**EXERCISE OBJECTIVE:** Reproduce nothing but the lines from the start of the material through the line that includes "1.45, 0.6, 0.12]", both ends included, and omit every picture.
---------- MATERIAL SHOWN
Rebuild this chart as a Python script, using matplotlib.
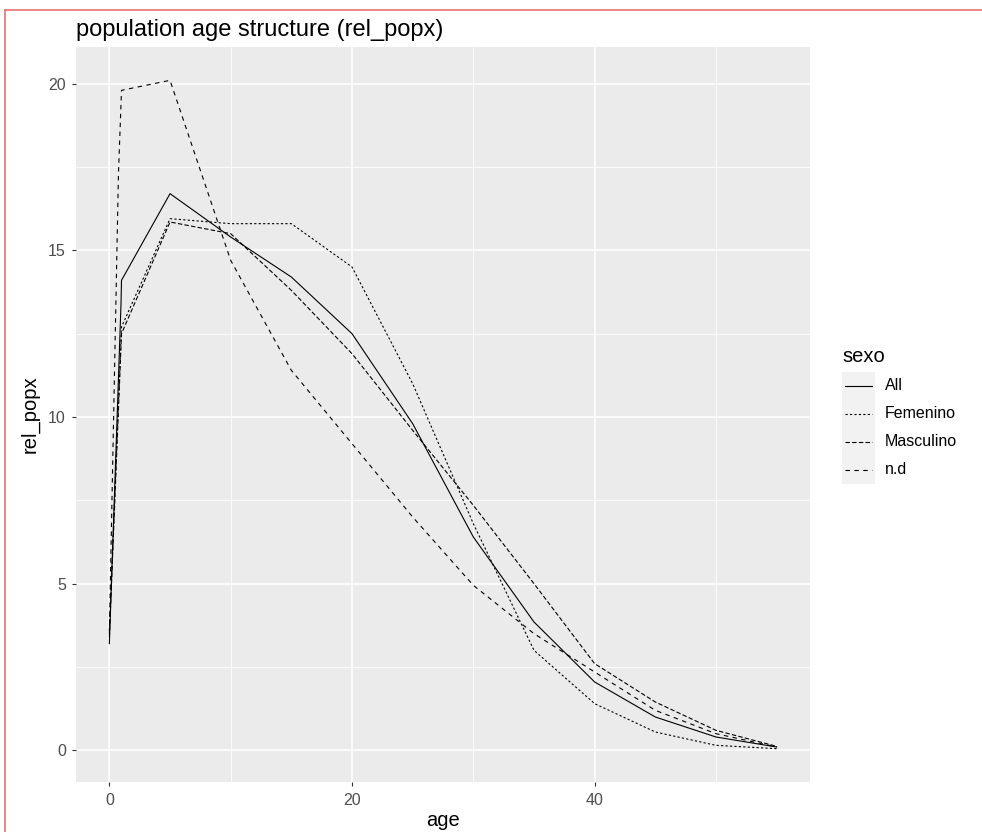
import numpy as np
import matplotlib
matplotlib.use("Agg")
import matplotlib.pyplot as plt
from matplotlib.lines import Line2D
from matplotlib.patches import Rectangle
from matplotlib.ticker import MultipleLocator

plt.rcParams['font.family'] = ['Liberation Sans', 'DejaVu Sans']

# relative population (%) by age, per sexo
age_all = [0, 0.96, 1, 5, 10, 15, 20, 25, 30, 35, 40, 45, 50, 55]
rel_all = [3.2, 13.4, 14.1, 16.7, 15.4, 14.2, 12.5, 9.8, 6.4, 3.85, 2.05, 1.0, 0.4, 0.1]

age_fem = [0, 1, 5, 10, 15, 20, 25, 30, 35, 40, 45, 50, 55]
rel_fem = [3.6, 12.7, 15.95, 15.8, 15.8, 14.5, 11.0, 6.8, 3.0, 1.4, 0.55, 0.15, 0.05]

age_masc = [0, 1, 5, 10, 15, 20, 25, 30, 35, 40, 45, 50, 55]
rel_masc = [3.4, 12.5, 15.85, 15.5, 13.8, 11.9, 9.6, 7.35, 5.0, 2.6, 1.45, 0.6, 0.12]

age_nd = [0, 0.35, 0.75, 1, 5, 10, 15, 20, 25, 30, 35, 40, 45, 50, 55]
rel_nd = [3.5, 10.0, 17.3, 19.8, 20.1, 14.7, 11.4, 9.2, 7.0, 4.95, 3.5, 2.35, 1.2, 0.5, 0.1]

series = [
    ("All", age_all, rel_all, "-"),
    ("Femenino", age_fem, rel_fem, (0, (2, 2))),
    ("Masculino", age_masc, rel_masc, (0, (4, 2))),
    ("n.d", age_nd, rel_nd, (0, (4, 4))),
]

W, H = 982, 832
fig = plt.figure(figsize=(W / 100, H / 100), dpi=100)
fig.patch.set_facecolor("white")


def fx(x):
    return x / W


def fy(y):
    return 1 - y / H


# panel in pixel coords: left 76, right 810, top 47, bottom 782
ax = fig.add_axes([fx(76), fy(782), fx(810) - fx(76), fy(47) - fy(782)])
ax.set_facecolor("#EBEBEB")
for s in ax.spines.values():
    s.set_visible(False)

lw = 0.8
for name, x, y, ls in series:
    ax.plot(x, y, color="black", lw=lw, linestyle=ls)

ax.set_xlim(-2.75, 57.75)
ax.set_ylim(-0.95, 21.1)
ax.xaxis.set_major_locator(MultipleLocator(20))
ax.xaxis.set_minor_locator(MultipleLocator(10))
ax.yaxis.set_major_locator(MultipleLocator(5))
ax.yaxis.set_minor_locator(MultipleLocator(2.5))
ax.grid(which="major", color="white", lw=1.1)
ax.grid(which="minor", color="white", lw=0.55)
ax.set_axisbelow(True)
ax.tick_params(which="major", length=3, width=0.8, color="#333333",
               labelcolor="#4D4D4D", labelsize=11.5)
ax.tick_params(axis="x", pad=5)
ax.tick_params(axis="y", pad=4.3)
ax.tick_params(which="minor", length=0)

fig.text(fx(443), fy(820), "age", fontsize=14.5, ha="center", va="center")
fig.text(fx(30), fy(414), "rel_popx", fontsize=14.5, ha="center", va="center",
         rotation=90)
fig.text(fx(76), fy(36), "population age structure (rel_popx)", fontsize=17,
         ha="left", va="baseline")

# legend drawn as ggplot-style keys
fig.text(fx(842), fy(357), "sexo", fontsize=14.5, va="center", ha="left")
row_y = [386, 414, 442, 470]
for (name, x, y, ls), ry in zip(series, row_y):
    fig.add_artist(Rectangle((fx(842), fy(ry + 14)), fx(33), fy(ry - 14) - fy(ry + 14),
                             transform=fig.transFigure, facecolor="#F2F2F2",
                             edgecolor="none"))
    fig.add_artist(Line2D([fx(845), fx(872)], [fy(ry), fy(ry)],
                          transform=fig.transFigure, color="black", lw=lw,
                          linestyle=ls))
    fig.text(fx(885), fy(ry), name, fontsize=11.5, va="center", ha="left",
             color="black")

# frame lines along the top and left edge
fig.add_artist(Line2D([fx(5), 1], [fy(9.5), fy(9.5)], transform=fig.transFigure,
                      color="#E57373", lw=1.2))
fig.add_artist(Line2D([fx(5), fx(5)], [fy(9.5), 0], transform=fig.transFigure,
                      color="#E57373", lw=1.2))

fig.savefig("out.png", dpi=100)
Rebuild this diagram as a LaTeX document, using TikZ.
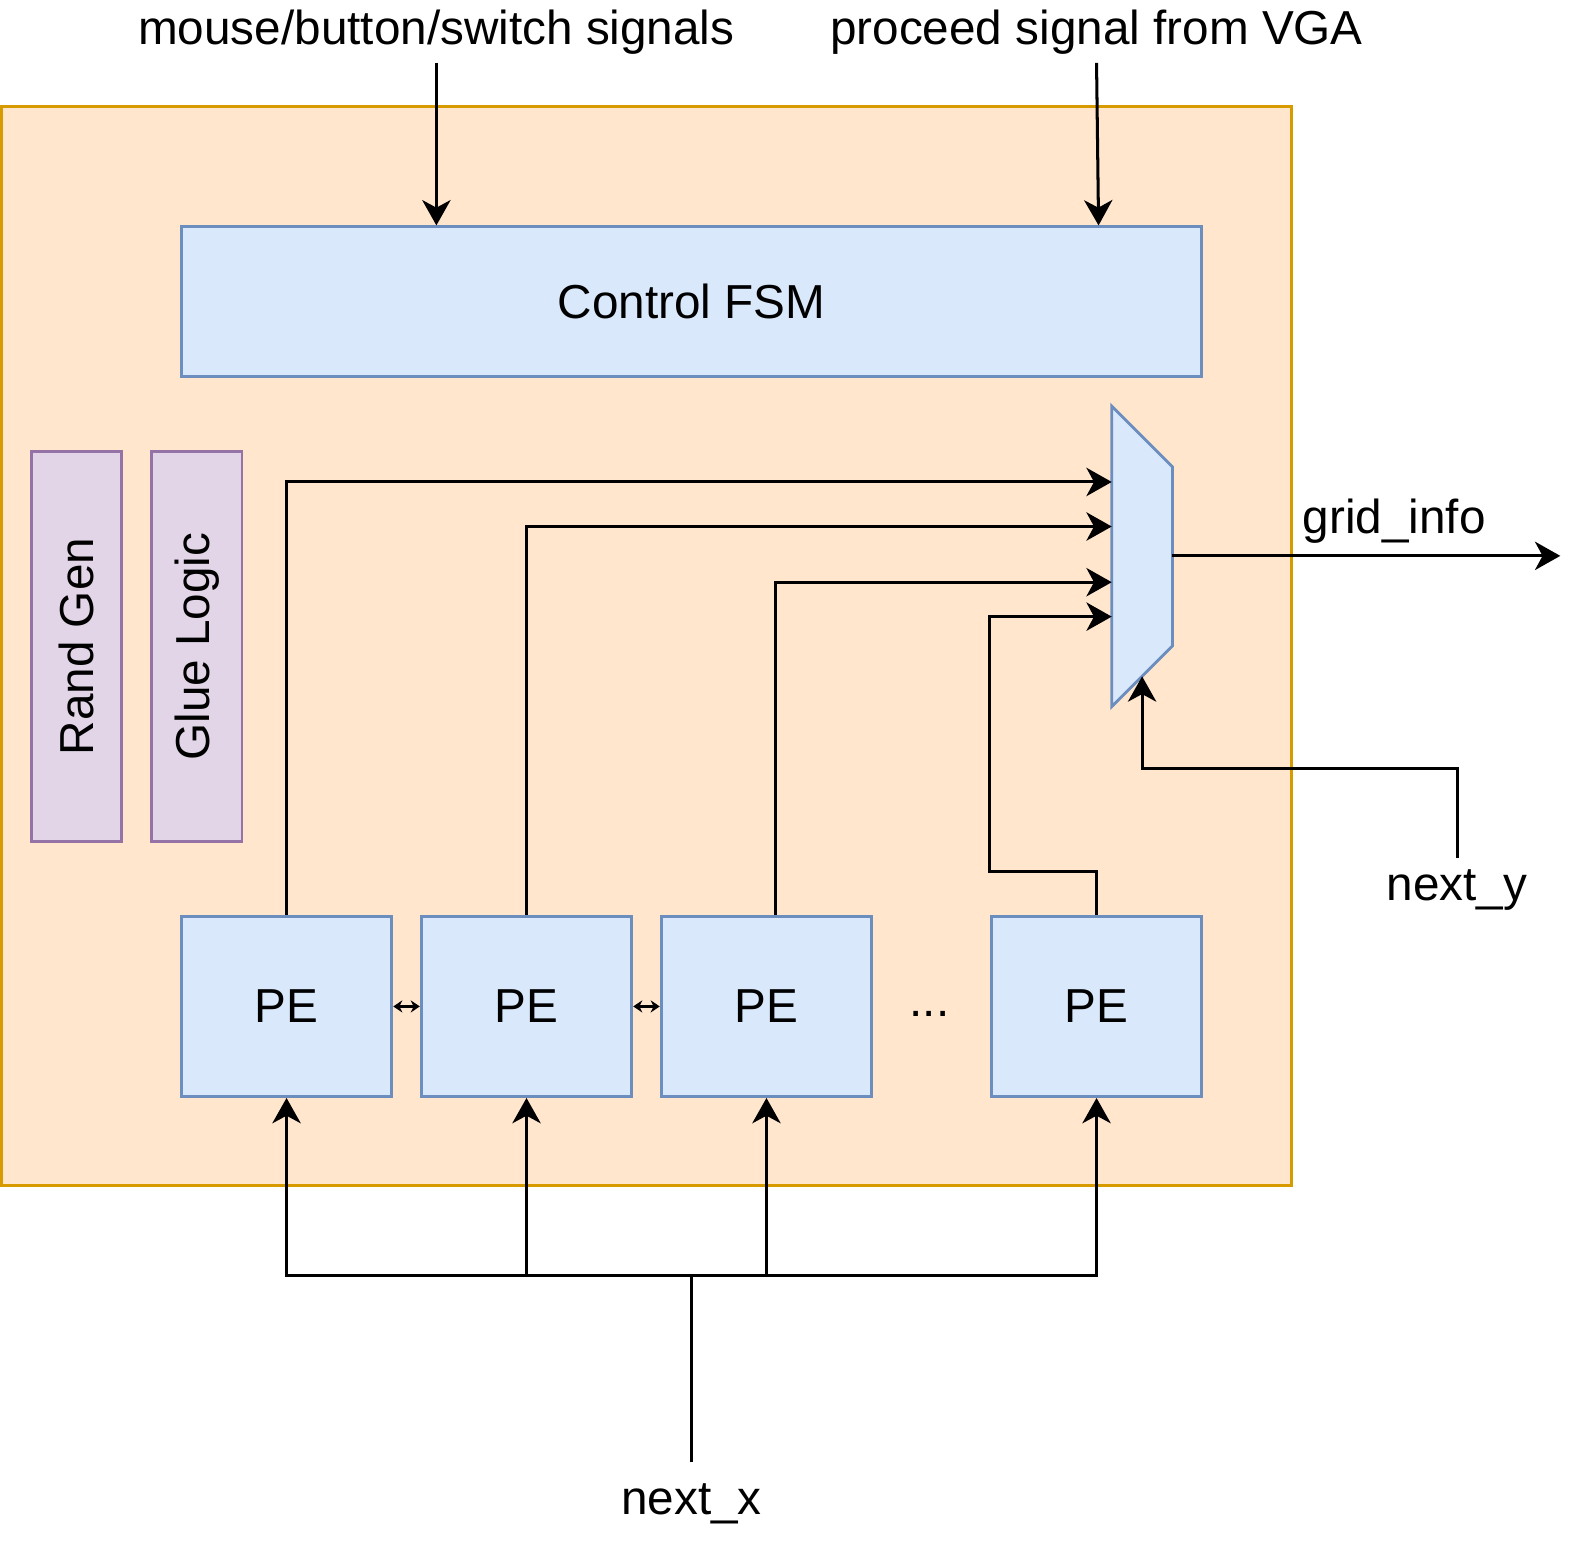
\documentclass[tikz,border=0pt]{standalone}
\usepackage{fontspec}
\setmainfont{Liberation Sans}
\usepackage{xcolor}
\definecolor{frameFill}{HTML}{FFE6CC}
\definecolor{frameLine}{HTML}{D79B00}
\definecolor{blockFill}{HTML}{DAE8FC}
\definecolor{blockLine}{HTML}{6C8EBF}
\definecolor{sideFill}{HTML}{E1D5E7}
\definecolor{sideLine}{HTML}{9673A6}
\usepackage{tikz}
\usetikzlibrary{arrows.meta,positioning,calc}
\newcommand\sigfont{\fontsize{26.8}{32}\selectfont}
\tikzset{
    frame/.style={
        draw=frameLine,
        fill=frameFill,
        rectangle,
        line width=1.6pt,
        minimum width=25.5cm,
        minimum height=21.32cm
    },
    block/.style={
        draw=blockLine,
        fill=blockFill,
        rectangle,
        line width=1.6pt,
        inner sep=0pt,
        font=\sigfont
    },
    pe/.style={
        block,
        minimum width=4.16cm,
        minimum height=3.56cm
    },
    side/.style={
        draw=sideLine,
        fill=sideFill,
        rectangle,
        line width=1.6pt,
        inner sep=0pt,
        minimum width=7.7cm,
        minimum height=1.78cm,
        rotate=90,
        font=\sigfont
    },
    muxshape/.style={
        draw=blockLine,
        fill=blockFill,
        line width=1.6pt,
        line join=miter
    },
    arrow/.style={
        -{Stealth[length=0.5cm,width=0.56cm,inset=0.15cm]},
        line width=1.7pt
    },
    link/.style={
        {Stealth[length=0.18cm,width=0.24cm]}-{Stealth[length=0.18cm,width=0.24cm]},
        line width=1.6pt
    },
    wire/.style={
        line width=1.7pt
    },
    label/.style={
        font=\sigfont,
        inner sep=0pt
    }
}

\begin{document}
\begin{tikzpicture}[x=0.02cm, y=-0.02cm]
    \useasboundingbox (0,0) rectangle (1567.4,1528.9);
    \node[frame] (top) at (638.5,638) {};

    \node[block, minimum width=20.16cm, minimum height=2.96cm] (fsm) at (683,298) {Control FSM};
    \node[side] (rand) at (75.5,638.5) {Rand Gen};
    \node[side] (glue) at (194.5,638.5) {Glue Logic};

    \node[pe] (pe1) at (283,994) {PE};
    \node[pe] (pe2) at (520,994) {PE};
    \node[pe] (pe3) at (757,994) {PE};
    \node[pe] (pe4) at (1083,994) {PE};
    \node[label, anchor=base] (dots) at (918,1004) {...};

    % multiplexer
    \draw[muxshape] (1098,401) -- (1158,461) -- (1158,638) -- (1098,698) -- cycle;
    \coordinate (mux-in1) at (1098,476);
    \coordinate (mux-in2) at (1098,520);
    \coordinate (mux-in3) at (1098,575);
    \coordinate (mux-in4) at (1098,609);
    \coordinate (mux-out) at (1158,549);
    \coordinate (mux-sel) at (1128,668);
    \coordinate (gridend) at (1541,549);
    \coordinate (bus) at (683,1260);

    \node[label, anchor=base, inner ysep=0.16cm] (sigin) at (431,44) {mouse/button/switch signals};
    \node[label, anchor=base, inner ysep=0.16cm] (vgain) at (1083,44) {proceed signal from VGA};
    \node[label, anchor=base] (gridinfo) at (1377,527) {grid\_info};
    \node[label, anchor=base, inner ysep=0.22cm] (nexty) at (1439,889) {next\_y};
    \node[label, anchor=base, inner ysep=0.42cm] (nextx) at (683,1496) {next\_x};

    \draw[arrow] (sigin.south) -- (sigin.south |- fsm.north);
    \draw[arrow] (vgain.south) -- ([xshift=0.04cm]vgain.south |- fsm.north);

    \draw[arrow] (pe1.north) |- (mux-in1);
    \draw[arrow] (pe2.north) |- (mux-in2);
    \draw[arrow] ([xshift=0.18cm]pe3.north) |- (mux-in3);
    \draw[arrow] (pe4.north) -- ++(0,-43) -| (pe4.west |- mux-in4) -- (mux-in4);
    \draw[arrow] (mux-out) -- (gridend);
    \draw[arrow] (nexty.north) -- ++(0,-88) -| (mux-sel);

    \draw[link] (pe1) -- (pe2);
    \draw[link] (pe2) -- (pe3);

    \draw[wire] (nextx.north) -- (bus);
    \foreach \p in {pe1,pe2,pe3,pe4}
        \draw[arrow] (bus) -| (\p.south);
\end{tikzpicture}
\end{document}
--------------------
**TASK ANSWER:**
Rebuild this chart as a Python script, using matplotlib.
import numpy as np
import matplotlib
matplotlib.use("Agg")
import matplotlib.pyplot as plt
from matplotlib.lines import Line2D
from matplotlib.patches import Rectangle
from matplotlib.ticker import MultipleLocator

plt.rcParams['font.family'] = ['Liberation Sans', 'DejaVu Sans']

# relative population (%) by age, per sexo
age_all = [0, 0.96, 1, 5, 10, 15, 20, 25, 30, 35, 40, 45, 50, 55]
rel_all = [3.2, 13.4, 14.1, 16.7, 15.4, 14.2, 12.5, 9.8, 6.4, 3.85, 2.05, 1.0, 0.4, 0.1]

age_fem = [0, 1, 5, 10, 15, 20, 25, 30, 35, 40, 45, 50, 55]
rel_fem = [3.6, 12.7, 15.95, 15.8, 15.8, 14.5, 11.0, 6.8, 3.0, 1.4, 0.55, 0.15, 0.05]

age_masc = [0, 1, 5, 10, 15, 20, 25, 30, 35, 40, 45, 50, 55]
rel_masc = [3.4, 12.5, 15.85, 15.5, 13.8, 11.9, 9.6, 7.35, 5.0, 2.6, 1.45, 0.6, 0.12]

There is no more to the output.